Exactly why is the “law enforcement” approach to blame for the initial attack? Is the idea that some convicted terrorists may complete their sentences and then commit hideous crimes---as Cherif Kouachi evidently did, with help from his brother and others?  If so, then simply adding wartime authorities to the mix---administrative detention or a military trial---won’t necessarily spell the end of hellish rampages like that visited upon Charlie Hebdo. Like their civilian counterparts, military commission defendants serve their sentences and then walk free; the same holds true of law of war detainees. Indeed, Presidents Bush and Obama both shipped many such people out of detention facilities in Iraq, Afghanistan and Guantanamo, and a few (Al-Baghdadi, for one) took up arms afterwards.

And that’s just the thing: Unless you are willing to devise a staggeringly illiberal criminal or non-criminal detention regime---and nobody should be---then the recidivism rate will always be greater than zero. Perhaps there’s a conversation to be had about sentencing patterns, or how best to keep tabs on ex-defendants and repatriated detainees, while at once keeping faith with civil liberties. But these strike me as different than Cunningham’s threshold complaint---that until quite recently, the French had leaned too much on their inept criminal system, which recklessly returned a dangerous terrorist to the streets.

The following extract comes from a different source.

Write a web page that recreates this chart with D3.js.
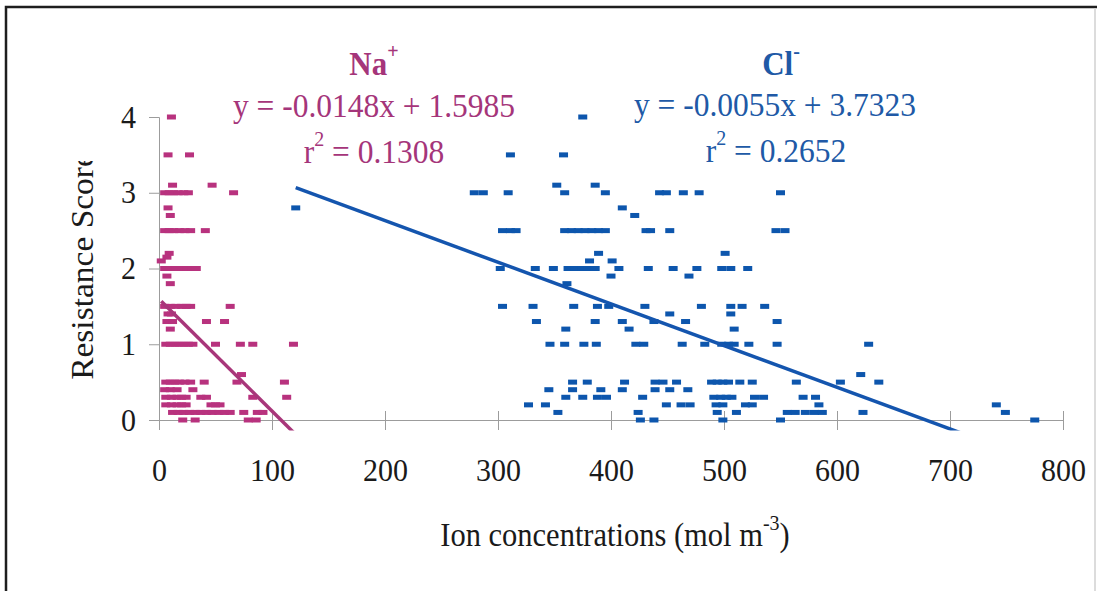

At any rate, it is hardly clear to me that---as Cunningham suggests---simply because the French counterpunch boasted some military features, it also necessarily forswore all the trappings of conventional law enforcement. (Contrary to Cunningham's suggestion, I have never heard of any left leaning lawyer---or anyone really---who thinks that hostage crises like those we saw in Paris can be resolved with “subpoenas or indictments” alone.) Certainly that’s not how things work stateside. Our police and the FBI both have cadres of paramilitary personnel, whose deployment to hostage situations doesn’t typically imply martial law or the full unleashing of the dogs of war. And for AUMF-covered folk caught during the Obama years, apprehension by the military often precedes a swift transfer to trial in civilian court. As for this awful tragedy, I think it too early to draw any firm conclusions, policy-wise. But in the meantime, I see no evidence that French officialdom presumptively had taken prosecution off the table, in the event of a successful capture by GIGN. For all we know, “subpoenas and indictments” might have done nicely afterwards, had the terrorists been taken alive.  The U.S. experience certainly suggests as much.